Both kittens are entirely fearless with Taffy. Sandy’s is a mere absence of fear, greatly due to sleep, and Taffy may wag a tail in his face, just as a friend may flap a handkerchief in it, and yet only induce a flutter of an eyelid. The little cat, on the other hand, is a friend of his, will rub against his paws, and force him to take an ashamed interest in her.

But these are surface tendernesses; the position is fundamentally untenable. A cat must either have beauty and breeding, or it must have a profession.

If it is well-bred it will take a hint; it cannot be disciplined, for a cat is a wild animal, but its very aptness to take offence will bring to it a certain self-control; if it is a working cat it has its own profession, which occupies it very closely, it has its proper sphere and its own apartments.

There is no help for it. Kindly but firmly the tabby kitten must be induced to return to the farm: kindly, for the mistake is ours. We turned its head, we set it among temptations which its nature could not meet, and we gave it no early discipline. Therefore it must be, like the Cornish nation, led and not driven back. At this age, to coerce is to terrify; and there is something truly heartrending in looking at the shrinking, furtive air that punishments produce, and thinking of the happy, courageous little beast who sharpened its claws for an attack on Taffy, and gave itself up to the human being in blissful confidence of kind dealing.

Sandy is more of an enigma. One could tell his possibilities better if he would wake up. As he sleeps he grows larger and larger, though few have seen him eat, and he never asks for food. When a teaspoonful of cream is offered him his nose has to be buried in it before he can be roused to drink. He never scratches, he is never angry; when his hazel eyes open he looks with kindness on the company and falls to sleep again. There is only one time in the day when one can be sure of seeing him awake, and that is at prayers. The presence of so many quiet people makes him feel it a good opportunity of amusing them by a little lively play with the bell-rope. If he is put out of the room he seeks an open door or window, and finds a chance of making a fine dramatic rush across the scene, accompanied by the stable cat. Prayers over, his vivacity subsides.

He has a name waiting for him when he wakes, for Sandy is to be glorified into Alexander. But what is the good of naming a cat who cannot hear you through his dreams?

Sometimes I see visions of the future for the two. The first vision is peaceful and prosaic: the tabby is instructing a rustic brood in the art of mouse-catching. She thinks no more of velvet armchairs, of porridge for breakfast and pheasant bones for lunch. Spruce and well-favoured, the very type of an English cat, guardian of the granary and terror of the mice, she licks her kittens’ faces and brings them up to an honest, industrial career.

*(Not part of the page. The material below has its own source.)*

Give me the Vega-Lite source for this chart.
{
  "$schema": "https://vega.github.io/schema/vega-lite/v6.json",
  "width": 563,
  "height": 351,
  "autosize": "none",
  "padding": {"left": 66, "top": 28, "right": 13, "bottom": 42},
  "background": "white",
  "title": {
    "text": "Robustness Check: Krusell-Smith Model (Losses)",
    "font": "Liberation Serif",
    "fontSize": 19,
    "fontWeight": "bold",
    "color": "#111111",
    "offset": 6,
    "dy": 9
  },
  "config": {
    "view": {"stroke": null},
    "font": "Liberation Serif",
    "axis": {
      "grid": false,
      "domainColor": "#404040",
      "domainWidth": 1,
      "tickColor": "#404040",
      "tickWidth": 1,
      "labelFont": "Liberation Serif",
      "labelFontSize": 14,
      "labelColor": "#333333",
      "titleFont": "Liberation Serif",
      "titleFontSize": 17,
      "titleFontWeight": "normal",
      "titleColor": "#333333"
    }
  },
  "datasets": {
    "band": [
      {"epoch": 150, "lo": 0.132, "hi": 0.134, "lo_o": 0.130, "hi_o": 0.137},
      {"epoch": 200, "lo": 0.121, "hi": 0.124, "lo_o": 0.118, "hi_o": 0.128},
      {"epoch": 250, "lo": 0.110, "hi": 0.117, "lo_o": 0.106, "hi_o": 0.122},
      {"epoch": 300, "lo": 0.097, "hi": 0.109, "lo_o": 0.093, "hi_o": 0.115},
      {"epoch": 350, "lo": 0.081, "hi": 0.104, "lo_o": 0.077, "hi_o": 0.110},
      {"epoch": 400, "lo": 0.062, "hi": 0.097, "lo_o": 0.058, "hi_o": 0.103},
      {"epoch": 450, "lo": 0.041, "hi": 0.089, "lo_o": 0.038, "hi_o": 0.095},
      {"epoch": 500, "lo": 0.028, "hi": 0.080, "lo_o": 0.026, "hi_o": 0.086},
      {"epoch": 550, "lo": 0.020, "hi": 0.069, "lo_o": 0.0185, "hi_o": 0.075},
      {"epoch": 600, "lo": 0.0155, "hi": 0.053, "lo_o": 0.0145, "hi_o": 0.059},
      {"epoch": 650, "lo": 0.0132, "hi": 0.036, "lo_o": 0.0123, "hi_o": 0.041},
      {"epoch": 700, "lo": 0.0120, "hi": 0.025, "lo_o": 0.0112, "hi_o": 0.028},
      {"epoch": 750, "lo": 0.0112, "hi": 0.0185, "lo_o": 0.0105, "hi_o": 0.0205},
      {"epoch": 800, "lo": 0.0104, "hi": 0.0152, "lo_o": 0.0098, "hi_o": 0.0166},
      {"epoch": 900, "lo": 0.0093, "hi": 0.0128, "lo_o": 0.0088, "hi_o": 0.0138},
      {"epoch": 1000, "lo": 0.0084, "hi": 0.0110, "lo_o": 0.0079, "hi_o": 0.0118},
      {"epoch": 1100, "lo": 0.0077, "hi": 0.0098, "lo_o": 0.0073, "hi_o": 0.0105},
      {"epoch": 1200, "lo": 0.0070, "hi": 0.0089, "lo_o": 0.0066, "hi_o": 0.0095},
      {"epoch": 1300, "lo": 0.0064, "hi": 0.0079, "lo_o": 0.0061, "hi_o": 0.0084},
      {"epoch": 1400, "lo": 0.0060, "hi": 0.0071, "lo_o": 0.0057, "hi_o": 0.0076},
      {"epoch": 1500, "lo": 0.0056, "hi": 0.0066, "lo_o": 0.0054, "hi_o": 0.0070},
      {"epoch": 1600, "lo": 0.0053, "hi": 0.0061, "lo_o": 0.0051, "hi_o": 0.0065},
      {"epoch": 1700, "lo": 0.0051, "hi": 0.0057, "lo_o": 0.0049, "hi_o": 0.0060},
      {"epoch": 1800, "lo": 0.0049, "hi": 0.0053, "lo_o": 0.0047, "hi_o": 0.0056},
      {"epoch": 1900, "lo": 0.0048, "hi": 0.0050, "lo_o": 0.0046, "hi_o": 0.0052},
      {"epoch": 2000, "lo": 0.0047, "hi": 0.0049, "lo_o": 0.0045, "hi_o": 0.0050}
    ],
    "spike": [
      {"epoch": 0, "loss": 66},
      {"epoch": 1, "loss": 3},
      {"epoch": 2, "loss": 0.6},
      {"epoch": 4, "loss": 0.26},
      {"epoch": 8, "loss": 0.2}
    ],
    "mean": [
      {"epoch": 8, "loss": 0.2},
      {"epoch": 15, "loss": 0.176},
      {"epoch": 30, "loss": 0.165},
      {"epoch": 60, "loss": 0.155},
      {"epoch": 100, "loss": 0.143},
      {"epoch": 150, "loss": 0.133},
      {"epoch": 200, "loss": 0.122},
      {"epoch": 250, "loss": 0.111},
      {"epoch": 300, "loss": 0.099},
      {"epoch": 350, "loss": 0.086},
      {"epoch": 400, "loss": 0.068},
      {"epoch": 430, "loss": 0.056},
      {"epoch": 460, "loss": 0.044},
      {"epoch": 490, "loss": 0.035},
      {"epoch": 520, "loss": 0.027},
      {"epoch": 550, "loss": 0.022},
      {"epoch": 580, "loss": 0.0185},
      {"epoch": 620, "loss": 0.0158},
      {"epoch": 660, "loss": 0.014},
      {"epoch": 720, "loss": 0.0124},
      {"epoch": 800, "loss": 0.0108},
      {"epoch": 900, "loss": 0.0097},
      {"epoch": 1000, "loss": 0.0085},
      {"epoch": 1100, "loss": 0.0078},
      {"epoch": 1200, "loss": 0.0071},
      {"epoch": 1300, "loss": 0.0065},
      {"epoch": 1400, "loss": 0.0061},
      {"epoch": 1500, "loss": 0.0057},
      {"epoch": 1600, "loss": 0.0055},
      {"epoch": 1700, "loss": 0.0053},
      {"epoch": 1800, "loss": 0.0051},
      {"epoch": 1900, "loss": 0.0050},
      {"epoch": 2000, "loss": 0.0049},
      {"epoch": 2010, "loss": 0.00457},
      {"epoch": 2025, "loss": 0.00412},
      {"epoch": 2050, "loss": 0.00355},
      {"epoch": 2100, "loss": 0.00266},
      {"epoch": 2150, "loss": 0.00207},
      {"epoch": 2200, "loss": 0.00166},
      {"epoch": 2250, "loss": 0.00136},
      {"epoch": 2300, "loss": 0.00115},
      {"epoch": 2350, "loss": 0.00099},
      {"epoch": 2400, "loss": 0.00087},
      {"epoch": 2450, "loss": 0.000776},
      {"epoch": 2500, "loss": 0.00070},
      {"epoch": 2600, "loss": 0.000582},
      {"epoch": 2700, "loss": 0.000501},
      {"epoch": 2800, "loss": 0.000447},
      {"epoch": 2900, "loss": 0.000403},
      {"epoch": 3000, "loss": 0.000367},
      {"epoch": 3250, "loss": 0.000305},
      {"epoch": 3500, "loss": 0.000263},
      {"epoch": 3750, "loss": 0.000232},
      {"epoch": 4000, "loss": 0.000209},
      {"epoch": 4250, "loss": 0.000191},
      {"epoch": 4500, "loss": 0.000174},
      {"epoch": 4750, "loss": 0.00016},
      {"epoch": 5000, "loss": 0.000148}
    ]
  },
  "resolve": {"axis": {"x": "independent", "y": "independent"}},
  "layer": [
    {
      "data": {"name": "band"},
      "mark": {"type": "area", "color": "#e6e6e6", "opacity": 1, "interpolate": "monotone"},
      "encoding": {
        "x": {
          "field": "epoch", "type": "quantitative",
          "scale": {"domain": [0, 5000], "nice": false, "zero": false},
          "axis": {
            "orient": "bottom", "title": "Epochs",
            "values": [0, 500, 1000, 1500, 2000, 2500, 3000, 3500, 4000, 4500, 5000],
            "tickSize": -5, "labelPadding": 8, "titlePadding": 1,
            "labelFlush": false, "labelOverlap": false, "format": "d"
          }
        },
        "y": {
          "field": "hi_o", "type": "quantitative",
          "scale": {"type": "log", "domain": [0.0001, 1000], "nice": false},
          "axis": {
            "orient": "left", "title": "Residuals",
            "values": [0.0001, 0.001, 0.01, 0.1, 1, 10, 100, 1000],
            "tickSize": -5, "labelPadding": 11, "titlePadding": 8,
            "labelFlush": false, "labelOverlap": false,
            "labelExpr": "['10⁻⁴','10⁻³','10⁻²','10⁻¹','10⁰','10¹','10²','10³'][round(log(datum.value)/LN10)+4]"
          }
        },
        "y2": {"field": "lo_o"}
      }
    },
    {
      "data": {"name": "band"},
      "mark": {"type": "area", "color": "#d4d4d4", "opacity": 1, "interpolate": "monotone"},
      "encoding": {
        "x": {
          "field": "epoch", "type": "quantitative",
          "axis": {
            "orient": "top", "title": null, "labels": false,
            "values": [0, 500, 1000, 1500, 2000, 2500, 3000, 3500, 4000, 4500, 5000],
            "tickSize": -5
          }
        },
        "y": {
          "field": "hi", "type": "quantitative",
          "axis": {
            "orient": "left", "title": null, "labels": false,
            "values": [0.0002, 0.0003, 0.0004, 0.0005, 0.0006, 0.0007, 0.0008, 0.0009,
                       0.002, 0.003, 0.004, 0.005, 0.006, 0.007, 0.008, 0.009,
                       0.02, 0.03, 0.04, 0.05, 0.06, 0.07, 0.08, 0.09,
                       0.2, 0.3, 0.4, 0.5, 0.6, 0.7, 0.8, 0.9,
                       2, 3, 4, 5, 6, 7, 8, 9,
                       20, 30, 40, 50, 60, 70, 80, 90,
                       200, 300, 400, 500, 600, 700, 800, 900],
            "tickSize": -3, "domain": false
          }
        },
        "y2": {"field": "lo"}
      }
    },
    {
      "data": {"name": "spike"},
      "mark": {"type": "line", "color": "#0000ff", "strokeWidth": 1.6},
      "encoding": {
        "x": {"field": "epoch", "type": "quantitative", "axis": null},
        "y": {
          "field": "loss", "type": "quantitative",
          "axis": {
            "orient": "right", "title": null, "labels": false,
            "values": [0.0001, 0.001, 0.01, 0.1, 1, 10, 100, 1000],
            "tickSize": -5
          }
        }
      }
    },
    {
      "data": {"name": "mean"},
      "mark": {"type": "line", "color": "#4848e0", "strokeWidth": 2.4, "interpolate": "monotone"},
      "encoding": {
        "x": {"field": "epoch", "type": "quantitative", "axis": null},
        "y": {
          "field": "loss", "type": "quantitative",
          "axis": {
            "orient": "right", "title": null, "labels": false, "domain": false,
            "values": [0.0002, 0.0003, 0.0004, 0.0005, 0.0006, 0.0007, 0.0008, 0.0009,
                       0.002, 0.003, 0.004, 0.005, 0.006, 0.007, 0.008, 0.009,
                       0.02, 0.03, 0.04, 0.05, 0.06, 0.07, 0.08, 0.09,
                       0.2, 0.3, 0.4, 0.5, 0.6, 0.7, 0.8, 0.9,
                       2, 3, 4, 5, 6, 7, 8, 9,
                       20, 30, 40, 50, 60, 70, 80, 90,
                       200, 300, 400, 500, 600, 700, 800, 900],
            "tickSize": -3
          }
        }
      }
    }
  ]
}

But there is something nightmare-like in the other vision: Alexander grown to panther size suddenly waking from sleep; his coat is a tigerish orange, his tail like a magnified fox’s brush. What will he do? Is it torpor only that restrained the heavy paw from striking, and sleep that made the hazel eyes seem kindly? I find myself looking with a troubled wonder at Alexander as he fills the largest armchair. He is but eight months old—a kitten still.

Postscript.

Alas for Alexander of the pleasant hazel eyes; for he, too, has fallen a victim to the signors of the night. He was never known to poach, he never brought in a rabbit even, but it is spring, and pheasants are young, and keepers cruel.